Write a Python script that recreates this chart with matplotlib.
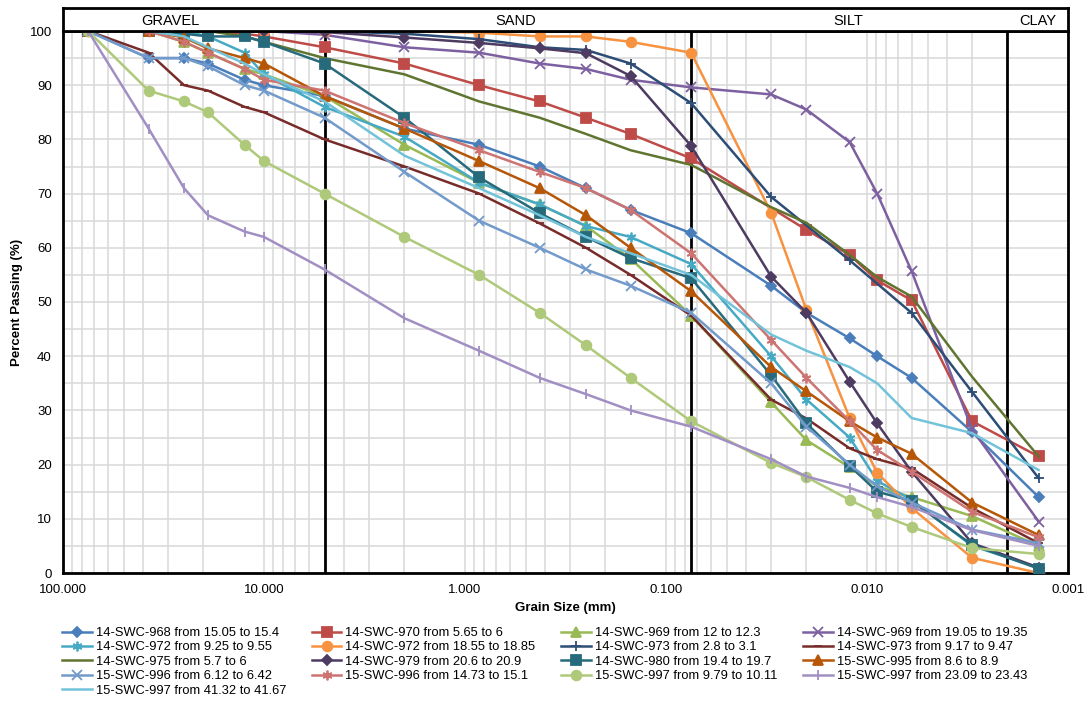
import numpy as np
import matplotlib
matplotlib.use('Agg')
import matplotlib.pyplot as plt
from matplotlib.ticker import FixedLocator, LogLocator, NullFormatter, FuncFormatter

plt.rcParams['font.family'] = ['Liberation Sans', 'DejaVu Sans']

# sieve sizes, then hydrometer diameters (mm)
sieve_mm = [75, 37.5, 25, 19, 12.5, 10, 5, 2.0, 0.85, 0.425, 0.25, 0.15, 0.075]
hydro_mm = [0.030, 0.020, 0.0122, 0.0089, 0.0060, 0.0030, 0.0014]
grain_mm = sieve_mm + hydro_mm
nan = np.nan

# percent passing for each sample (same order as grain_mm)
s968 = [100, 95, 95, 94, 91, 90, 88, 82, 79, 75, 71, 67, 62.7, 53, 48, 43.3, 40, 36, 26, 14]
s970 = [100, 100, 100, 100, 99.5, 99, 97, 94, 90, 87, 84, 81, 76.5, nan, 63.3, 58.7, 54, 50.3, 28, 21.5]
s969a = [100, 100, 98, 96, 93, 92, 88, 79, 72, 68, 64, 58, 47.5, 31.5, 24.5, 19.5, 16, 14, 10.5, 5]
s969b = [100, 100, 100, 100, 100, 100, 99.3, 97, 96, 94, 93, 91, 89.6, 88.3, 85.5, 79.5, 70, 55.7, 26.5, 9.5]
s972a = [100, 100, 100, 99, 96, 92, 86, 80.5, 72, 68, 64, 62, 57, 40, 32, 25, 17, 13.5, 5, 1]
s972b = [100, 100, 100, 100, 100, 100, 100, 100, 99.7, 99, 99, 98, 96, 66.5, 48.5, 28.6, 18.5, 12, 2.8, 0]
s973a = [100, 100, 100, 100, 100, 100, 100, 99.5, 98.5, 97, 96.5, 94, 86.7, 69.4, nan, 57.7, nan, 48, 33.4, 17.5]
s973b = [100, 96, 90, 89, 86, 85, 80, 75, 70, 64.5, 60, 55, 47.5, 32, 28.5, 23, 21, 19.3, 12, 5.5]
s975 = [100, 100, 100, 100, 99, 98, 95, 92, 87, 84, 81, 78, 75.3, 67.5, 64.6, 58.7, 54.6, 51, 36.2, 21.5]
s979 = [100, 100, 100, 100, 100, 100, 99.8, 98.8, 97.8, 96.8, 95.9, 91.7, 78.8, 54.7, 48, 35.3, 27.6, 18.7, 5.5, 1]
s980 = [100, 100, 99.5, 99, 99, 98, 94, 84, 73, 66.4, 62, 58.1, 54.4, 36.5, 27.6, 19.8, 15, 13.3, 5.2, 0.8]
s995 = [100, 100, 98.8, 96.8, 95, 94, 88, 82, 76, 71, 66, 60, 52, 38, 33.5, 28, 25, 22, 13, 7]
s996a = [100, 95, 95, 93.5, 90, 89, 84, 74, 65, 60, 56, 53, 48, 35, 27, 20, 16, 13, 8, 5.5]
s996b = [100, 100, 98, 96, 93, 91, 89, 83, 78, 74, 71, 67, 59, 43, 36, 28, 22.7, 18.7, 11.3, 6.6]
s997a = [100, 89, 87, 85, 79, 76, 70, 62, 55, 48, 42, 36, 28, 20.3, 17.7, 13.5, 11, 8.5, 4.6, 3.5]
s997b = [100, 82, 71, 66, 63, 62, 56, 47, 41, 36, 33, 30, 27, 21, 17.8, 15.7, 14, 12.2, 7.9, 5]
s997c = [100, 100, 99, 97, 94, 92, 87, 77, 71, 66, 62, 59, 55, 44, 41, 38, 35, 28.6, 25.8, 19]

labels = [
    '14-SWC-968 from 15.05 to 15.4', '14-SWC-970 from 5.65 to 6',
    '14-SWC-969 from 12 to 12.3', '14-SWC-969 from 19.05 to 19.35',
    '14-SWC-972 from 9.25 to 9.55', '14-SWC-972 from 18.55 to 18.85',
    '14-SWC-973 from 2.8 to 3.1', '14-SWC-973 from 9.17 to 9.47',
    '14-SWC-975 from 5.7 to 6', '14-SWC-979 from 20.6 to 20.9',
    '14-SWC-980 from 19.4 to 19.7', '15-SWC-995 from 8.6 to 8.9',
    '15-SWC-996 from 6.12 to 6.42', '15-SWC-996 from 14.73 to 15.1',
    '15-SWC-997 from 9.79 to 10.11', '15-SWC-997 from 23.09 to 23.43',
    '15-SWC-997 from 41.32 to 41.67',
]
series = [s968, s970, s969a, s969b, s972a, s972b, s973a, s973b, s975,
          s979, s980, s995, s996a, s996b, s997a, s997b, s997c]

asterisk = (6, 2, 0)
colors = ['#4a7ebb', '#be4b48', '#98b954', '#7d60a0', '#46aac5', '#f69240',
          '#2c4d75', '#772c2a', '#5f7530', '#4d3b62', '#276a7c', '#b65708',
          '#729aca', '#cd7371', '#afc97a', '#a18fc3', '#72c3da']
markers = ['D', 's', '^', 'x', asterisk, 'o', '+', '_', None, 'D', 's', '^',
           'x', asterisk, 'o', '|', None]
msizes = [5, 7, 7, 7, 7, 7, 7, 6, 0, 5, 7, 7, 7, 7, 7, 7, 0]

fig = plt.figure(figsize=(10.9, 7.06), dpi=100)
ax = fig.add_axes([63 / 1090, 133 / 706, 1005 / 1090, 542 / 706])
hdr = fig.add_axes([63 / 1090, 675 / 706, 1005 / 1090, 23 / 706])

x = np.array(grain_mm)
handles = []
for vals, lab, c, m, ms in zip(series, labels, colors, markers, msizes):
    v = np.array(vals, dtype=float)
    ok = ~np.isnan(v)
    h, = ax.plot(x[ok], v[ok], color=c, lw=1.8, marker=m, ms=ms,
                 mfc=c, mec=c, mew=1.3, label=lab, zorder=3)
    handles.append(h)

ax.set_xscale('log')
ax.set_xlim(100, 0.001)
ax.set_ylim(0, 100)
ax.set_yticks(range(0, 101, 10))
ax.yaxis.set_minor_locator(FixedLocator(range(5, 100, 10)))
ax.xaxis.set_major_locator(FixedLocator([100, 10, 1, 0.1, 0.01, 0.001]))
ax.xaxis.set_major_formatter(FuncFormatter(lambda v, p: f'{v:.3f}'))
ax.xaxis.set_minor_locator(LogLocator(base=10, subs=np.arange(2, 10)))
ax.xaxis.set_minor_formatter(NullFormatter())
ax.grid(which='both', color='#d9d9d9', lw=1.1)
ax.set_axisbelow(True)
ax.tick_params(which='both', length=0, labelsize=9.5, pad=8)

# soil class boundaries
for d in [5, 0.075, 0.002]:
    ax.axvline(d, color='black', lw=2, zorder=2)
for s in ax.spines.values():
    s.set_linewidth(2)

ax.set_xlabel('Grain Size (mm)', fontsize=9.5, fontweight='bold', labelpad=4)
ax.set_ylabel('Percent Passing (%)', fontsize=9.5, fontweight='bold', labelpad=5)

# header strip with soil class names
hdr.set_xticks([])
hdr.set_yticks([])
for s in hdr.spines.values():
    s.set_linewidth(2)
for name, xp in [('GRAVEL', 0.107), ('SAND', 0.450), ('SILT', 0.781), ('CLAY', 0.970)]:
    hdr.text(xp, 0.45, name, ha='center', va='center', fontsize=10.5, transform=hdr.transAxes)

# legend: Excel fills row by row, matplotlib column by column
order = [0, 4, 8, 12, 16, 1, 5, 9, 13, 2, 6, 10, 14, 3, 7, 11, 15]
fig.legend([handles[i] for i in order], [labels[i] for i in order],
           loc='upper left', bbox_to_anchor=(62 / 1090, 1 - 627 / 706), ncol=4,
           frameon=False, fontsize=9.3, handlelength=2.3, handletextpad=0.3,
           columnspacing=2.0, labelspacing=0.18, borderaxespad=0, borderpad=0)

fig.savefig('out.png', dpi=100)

== The task ==
Repeat the lines of the listing above verbatim, beginning at its first line and ending at the line containing "nan = np.nan", which is included. Omit pictures.

== Response to the exercise ==
Write a Python script that recreates this chart with matplotlib.
import numpy as np
import matplotlib
matplotlib.use('Agg')
import matplotlib.pyplot as plt
from matplotlib.ticker import FixedLocator, LogLocator, NullFormatter, FuncFormatter

plt.rcParams['font.family'] = ['Liberation Sans', 'DejaVu Sans']

# sieve sizes, then hydrometer diameters (mm)
sieve_mm = [75, 37.5, 25, 19, 12.5, 10, 5, 2.0, 0.85, 0.425, 0.25, 0.15, 0.075]
hydro_mm = [0.030, 0.020, 0.0122, 0.0089, 0.0060, 0.0030, 0.0014]
grain_mm = sieve_mm + hydro_mm
nan = np.nan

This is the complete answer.